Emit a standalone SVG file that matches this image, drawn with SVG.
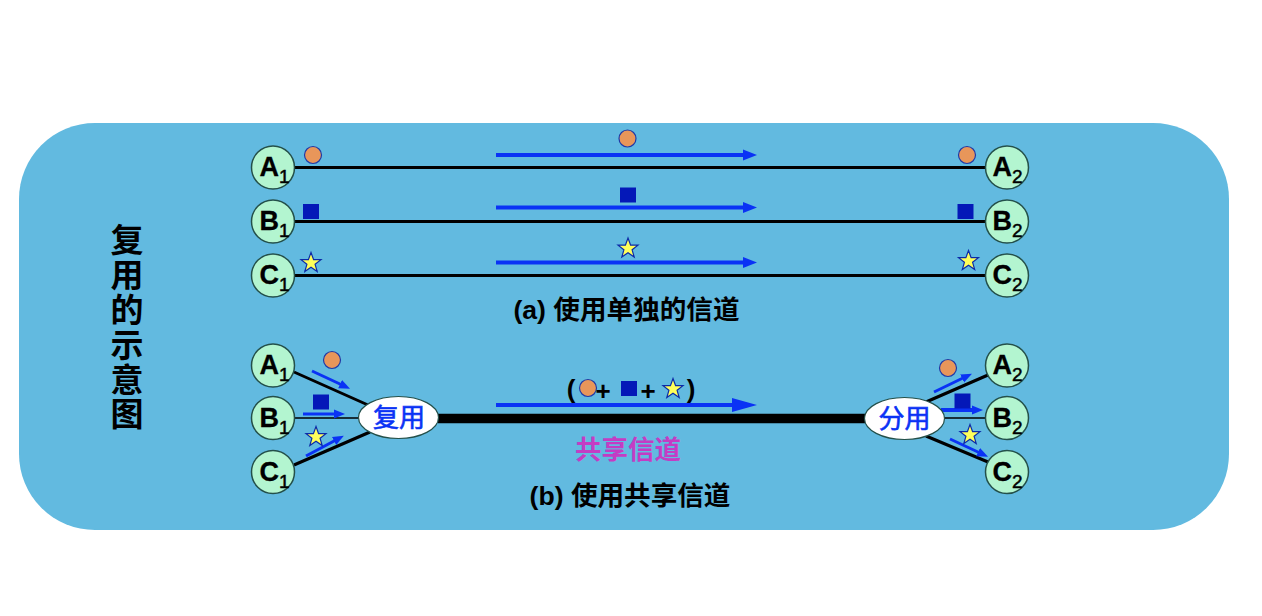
<svg xmlns="http://www.w3.org/2000/svg" width="1262" height="616" viewBox="0 0 1262 616">
<style>
text{font-family:"Liberation Sans","Noto Sans CJK SC",sans-serif}
.n{fill:#b3f5d0;stroke:#24504a;stroke-width:1.5}
.l{font-size:27px;font-weight:700;fill:#000;stroke:#000;stroke-width:.3}
.s{font-size:19px;font-weight:400;stroke:#000;stroke-width:.5}
.k{stroke:#000;fill:none}
.w3{stroke-width:3}
.w1{stroke-width:1.5}
.b{stroke:#0a32f5;stroke-width:4;fill:none}
.t{stroke:#0a32f5;stroke-width:3;fill:none}
.h{fill:#0a32f5}
.mux{fill:#fff;stroke:#24504a;stroke-width:1.2}
.mt{font-size:26px;font-weight:400;fill:#0a32f5;text-anchor:middle;stroke:#0a32f5;stroke-width:.6}
.cap{font-size:26.6px;font-weight:700;fill:#000;text-anchor:middle}
</style>
<defs>
<circle id="dot" r="8.5" fill="#e8965a" stroke="#1f3aa8" stroke-width="1.2"/>
<rect id="sq" x="-8" y="-7.500" width="16" height="15" fill="#0418b8"/>
<polygon id="star" points="0,-10.500 2.600,-3.400 10,-3.300 4.100,1.300 6.200,8.500 0,4.300 -6.200,8.500 -4.100,1.300 -10,-3.300 -2.600,-3.400" fill="#ffff5a" stroke="#0c2aa8" stroke-width="1.2"/>
<marker id="ah" markerUnits="userSpaceOnUse" markerWidth="14" markerHeight="12" refX="0" refY="6" orient="auto"><path d="M0,0.500L14,6L0,11.500Z" fill="#0a32f5"/></marker>
<marker id="as" markerUnits="userSpaceOnUse" markerWidth="12" markerHeight="10" refX="1" refY="5" orient="auto"><path d="M0,0.500L11,5L0,9.500Z" fill="#0a32f5"/></marker>
</defs>
<rect id="panel" x="19" y="123" width="1210" height="407" rx="76" ry="76" fill="#62bae0"/>
<text id="title" x="127 127 127 127 127 127" y="252 287 322 357 392 426" font-size="33" font-weight="700" text-anchor="middle">复用的示意图</text>
<g id="connectors">
<path class="k w3" d="M295 167.500H985M295 221.500H985M295 275.500H985"/>
<path class="k w3" d="M294 372L368 405M294 465L370 432M926 402L988 375M926 436L988 462"/>
<path class="k w1" d="M295 418H360M944 418H985"/>
<path d="M438 418.500H866" stroke="#000" stroke-width="9.500" fill="none"/>
<path class="b" d="M496 155H743" marker-end="url(#ah)"/>
<path class="b" d="M496 207.500H743" marker-end="url(#ah)"/>
<path class="b" d="M496 262.500H743" marker-end="url(#ah)"/>
<path class="t" d="M312 371L341 384.500" marker-end="url(#as)"/>
<path class="t" d="M303 414H335" marker-end="url(#as)"/>
<path class="t" d="M306 456L335 440.500" marker-end="url(#as)"/>
<path class="t" d="M934 392L963 378" marker-end="url(#as)"/>
<path class="b" d="M941 410H973" marker-end="url(#as)"/>
<path class="t" d="M950 439L979 452.500" marker-end="url(#as)"/>
<path class="b" d="M496 405H733"/>
<path class="h" d="M732 398L757 405L732 412Z"/>
</g>
<g id="tokens">
<use href="#dot" x="313" y="155"/><use href="#sq" x="311" y="211.500"/><use href="#star" x="311" y="263"/>
<use href="#dot" x="627.500" y="138.500"/><use href="#sq" x="628" y="195"/><use href="#star" x="628" y="248.500"/>
<use href="#dot" x="967" y="155"/><use href="#sq" x="965.500" y="211.500"/><use href="#star" x="968.500" y="261"/>
<use href="#dot" x="332" y="360"/><use href="#sq" x="321" y="402"/><use href="#star" x="316" y="437"/>
<use href="#dot" x="948" y="368"/><use href="#sq" x="962.500" y="401"/><use href="#star" x="970" y="435"/>
<use href="#dot" x="588" y="388"/><use href="#sq" x="629" y="388.500"/><use href="#star" x="673" y="389"/>
</g>
<g id="node-a1-top"><circle class="n" cx="273" cy="167.500" r="21.500"/><text class="l" x="259.500" y="176">A<tspan class="s" dy="7">1</tspan></text></g>
<g id="node-b1-top"><circle class="n" cx="273" cy="221.500" r="21.500"/><text class="l" x="259.500" y="230">B<tspan class="s" dy="7">1</tspan></text></g>
<g id="node-c1-top"><circle class="n" cx="273" cy="275.500" r="21.500"/><text class="l" x="259.500" y="284">C<tspan class="s" dy="7">1</tspan></text></g>
<g id="node-a2-top"><circle class="n" cx="1007" cy="167.500" r="21.500"/><text class="l" x="992.500" y="176">A<tspan class="s" dy="7">2</tspan></text></g>
<g id="node-b2-top"><circle class="n" cx="1007" cy="221.500" r="21.500"/><text class="l" x="992.500" y="230">B<tspan class="s" dy="7">2</tspan></text></g>
<g id="node-c2-top"><circle class="n" cx="1007" cy="275.500" r="21.500"/><text class="l" x="992.500" y="284">C<tspan class="s" dy="7">2</tspan></text></g>
<g id="node-a1-bot"><circle class="n" cx="273" cy="365.500" r="21.500"/><text class="l" x="259.500" y="374">A<tspan class="s" dy="7">1</tspan></text></g>
<g id="node-b1-bot"><circle class="n" cx="273" cy="418" r="21.500"/><text class="l" x="259.500" y="426.500">B<tspan class="s" dy="7">1</tspan></text></g>
<g id="node-c1-bot"><circle class="n" cx="273" cy="472" r="21.500"/><text class="l" x="259.500" y="480.500">C<tspan class="s" dy="7">1</tspan></text></g>
<g id="node-a2-bot"><circle class="n" cx="1007" cy="365.500" r="21.500"/><text class="l" x="992.500" y="374">A<tspan class="s" dy="7">2</tspan></text></g>
<g id="node-b2-bot"><circle class="n" cx="1007" cy="418" r="21.500"/><text class="l" x="992.500" y="426.500">B<tspan class="s" dy="7">2</tspan></text></g>
<g id="node-c2-bot"><circle class="n" cx="1007" cy="472" r="21.500"/><text class="l" x="992.500" y="480.500">C<tspan class="s" dy="7">2</tspan></text></g>
<g id="node-mux"><ellipse class="mux" cx="398.500" cy="417.500" rx="40" ry="21"/><text class="mt" x="399" y="427">复用</text></g>
<g id="node-demux"><ellipse class="mux" cx="904.500" cy="418.500" rx="40" ry="21"/><text class="mt" x="904.500" y="428">分用</text></g>
<g id="labels">
<text class="cap" x="626.500" y="318.500">(a) 使用单独的信道</text>
<text class="cap" x="630" y="504.500">(b) 使用共享信道</text>
<text x="628" y="459" font-size="26.500" font-weight="700" fill="#c43cc4" text-anchor="middle">共享信道</text>
<text x="571" y="398" font-size="26" font-weight="700" text-anchor="middle">(</text>
<text x="603" y="400" font-size="26" font-weight="700" text-anchor="middle">+</text>
<text x="648" y="400" font-size="26" font-weight="700" text-anchor="middle">+</text>
<text x="691" y="398" font-size="26" font-weight="700" text-anchor="middle">)</text>
</g>
</svg>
————
*BRIEF*
From the material above, reproduce everything verbatim except the pictures.

*EXERCISE RESULT*
Emit a standalone SVG file that matches this image, drawn with SVG.
<svg xmlns="http://www.w3.org/2000/svg" width="1262" height="616" viewBox="0 0 1262 616">
<style>
text{font-family:"Liberation Sans","Noto Sans CJK SC",sans-serif}
.n{fill:#b3f5d0;stroke:#24504a;stroke-width:1.5}
.l{font-size:27px;font-weight:700;fill:#000;stroke:#000;stroke-width:.3}
.s{font-size:19px;font-weight:400;stroke:#000;stroke-width:.5}
.k{stroke:#000;fill:none}
.w3{stroke-width:3}
.w1{stroke-width:1.5}
.b{stroke:#0a32f5;stroke-width:4;fill:none}
.t{stroke:#0a32f5;stroke-width:3;fill:none}
.h{fill:#0a32f5}
.mux{fill:#fff;stroke:#24504a;stroke-width:1.2}
.mt{font-size:26px;font-weight:400;fill:#0a32f5;text-anchor:middle;stroke:#0a32f5;stroke-width:.6}
.cap{font-size:26.6px;font-weight:700;fill:#000;text-anchor:middle}
</style>
<defs>
<circle id="dot" r="8.5" fill="#e8965a" stroke="#1f3aa8" stroke-width="1.2"/>
<rect id="sq" x="-8" y="-7.500" width="16" height="15" fill="#0418b8"/>
<polygon id="star" points="0,-10.500 2.600,-3.400 10,-3.300 4.100,1.300 6.200,8.500 0,4.300 -6.200,8.500 -4.100,1.300 -10,-3.300 -2.600,-3.400" fill="#ffff5a" stroke="#0c2aa8" stroke-width="1.2"/>
<marker id="ah" markerUnits="userSpaceOnUse" markerWidth="14" markerHeight="12" refX="0" refY="6" orient="auto"><path d="M0,0.500L14,6L0,11.500Z" fill="#0a32f5"/></marker>
<marker id="as" markerUnits="userSpaceOnUse" markerWidth="12" markerHeight="10" refX="1" refY="5" orient="auto"><path d="M0,0.500L11,5L0,9.500Z" fill="#0a32f5"/></marker>
</defs>
<rect id="panel" x="19" y="123" width="1210" height="407" rx="76" ry="76" fill="#62bae0"/>
<text id="title" x="127 127 127 127 127 127" y="252 287 322 357 392 426" font-size="33" font-weight="700" text-anchor="middle">复用的示意图</text>
<g id="connectors">
<path class="k w3" d="M295 167.500H985M295 221.500H985M295 275.500H985"/>
<path class="k w3" d="M294 372L368 405M294 465L370 432M926 402L988 375M926 436L988 462"/>
<path class="k w1" d="M295 418H360M944 418H985"/>
<path d="M438 418.500H866" stroke="#000" stroke-width="9.500" fill="none"/>
<path class="b" d="M496 155H743" marker-end="url(#ah)"/>
<path class="b" d="M496 207.500H743" marker-end="url(#ah)"/>
<path class="b" d="M496 262.500H743" marker-end="url(#ah)"/>
<path class="t" d="M312 371L341 384.500" marker-end="url(#as)"/>
<path class="t" d="M303 414H335" marker-end="url(#as)"/>
<path class="t" d="M306 456L335 440.500" marker-end="url(#as)"/>
<path class="t" d="M934 392L963 378" marker-end="url(#as)"/>
<path class="b" d="M941 410H973" marker-end="url(#as)"/>
<path class="t" d="M950 439L979 452.500" marker-end="url(#as)"/>
<path class="b" d="M496 405H733"/>
<path class="h" d="M732 398L757 405L732 412Z"/>
</g>
<g id="tokens">
<use href="#dot" x="313" y="155"/><use href="#sq" x="311" y="211.500"/><use href="#star" x="311" y="263"/>
<use href="#dot" x="627.500" y="138.500"/><use href="#sq" x="628" y="195"/><use href="#star" x="628" y="248.500"/>
<use href="#dot" x="967" y="155"/><use href="#sq" x="965.500" y="211.500"/><use href="#star" x="968.500" y="261"/>
<use href="#dot" x="332" y="360"/><use href="#sq" x="321" y="402"/><use href="#star" x="316" y="437"/>
<use href="#dot" x="948" y="368"/><use href="#sq" x="962.500" y="401"/><use href="#star" x="970" y="435"/>
<use href="#dot" x="588" y="388"/><use href="#sq" x="629" y="388.500"/><use href="#star" x="673" y="389"/>
</g>
<g id="node-a1-top"><circle class="n" cx="273" cy="167.500" r="21.500"/><text class="l" x="259.500" y="176">A<tspan class="s" dy="7">1</tspan></text></g>
<g id="node-b1-top"><circle class="n" cx="273" cy="221.500" r="21.500"/><text class="l" x="259.500" y="230">B<tspan class="s" dy="7">1</tspan></text></g>
<g id="node-c1-top"><circle class="n" cx="273" cy="275.500" r="21.500"/><text class="l" x="259.500" y="284">C<tspan class="s" dy="7">1</tspan></text></g>
<g id="node-a2-top"><circle class="n" cx="1007" cy="167.500" r="21.500"/><text class="l" x="992.500" y="176">A<tspan class="s" dy="7">2</tspan></text></g>
<g id="node-b2-top"><circle class="n" cx="1007" cy="221.500" r="21.500"/><text class="l" x="992.500" y="230">B<tspan class="s" dy="7">2</tspan></text></g>
<g id="node-c2-top"><circle class="n" cx="1007" cy="275.500" r="21.500"/><text class="l" x="992.500" y="284">C<tspan class="s" dy="7">2</tspan></text></g>
<g id="node-a1-bot"><circle class="n" cx="273" cy="365.500" r="21.500"/><text class="l" x="259.500" y="374">A<tspan class="s" dy="7">1</tspan></text></g>
<g id="node-b1-bot"><circle class="n" cx="273" cy="418" r="21.500"/><text class="l" x="259.500" y="426.500">B<tspan class="s" dy="7">1</tspan></text></g>
<g id="node-c1-bot"><circle class="n" cx="273" cy="472" r="21.500"/><text class="l" x="259.500" y="480.500">C<tspan class="s" dy="7">1</tspan></text></g>
<g id="node-a2-bot"><circle class="n" cx="1007" cy="365.500" r="21.500"/><text class="l" x="992.500" y="374">A<tspan class="s" dy="7">2</tspan></text></g>
<g id="node-b2-bot"><circle class="n" cx="1007" cy="418" r="21.500"/><text class="l" x="992.500" y="426.500">B<tspan class="s" dy="7">2</tspan></text></g>
<g id="node-c2-bot"><circle class="n" cx="1007" cy="472" r="21.500"/><text class="l" x="992.500" y="480.500">C<tspan class="s" dy="7">2</tspan></text></g>
<g id="node-mux"><ellipse class="mux" cx="398.500" cy="417.500" rx="40" ry="21"/><text class="mt" x="399" y="427">复用</text></g>
<g id="node-demux"><ellipse class="mux" cx="904.500" cy="418.500" rx="40" ry="21"/><text class="mt" x="904.500" y="428">分用</text></g>
<g id="labels">
<text class="cap" x="626.500" y="318.500">(a) 使用单独的信道</text>
<text class="cap" x="630" y="504.500">(b) 使用共享信道</text>
<text x="628" y="459" font-size="26.500" font-weight="700" fill="#c43cc4" text-anchor="middle">共享信道</text>
<text x="571" y="398" font-size="26" font-weight="700" text-anchor="middle">(</text>
<text x="603" y="400" font-size="26" font-weight="700" text-anchor="middle">+</text>
<text x="648" y="400" font-size="26" font-weight="700" text-anchor="middle">+</text>
<text x="691" y="398" font-size="26" font-weight="700" text-anchor="middle">)</text>
</g>
</svg>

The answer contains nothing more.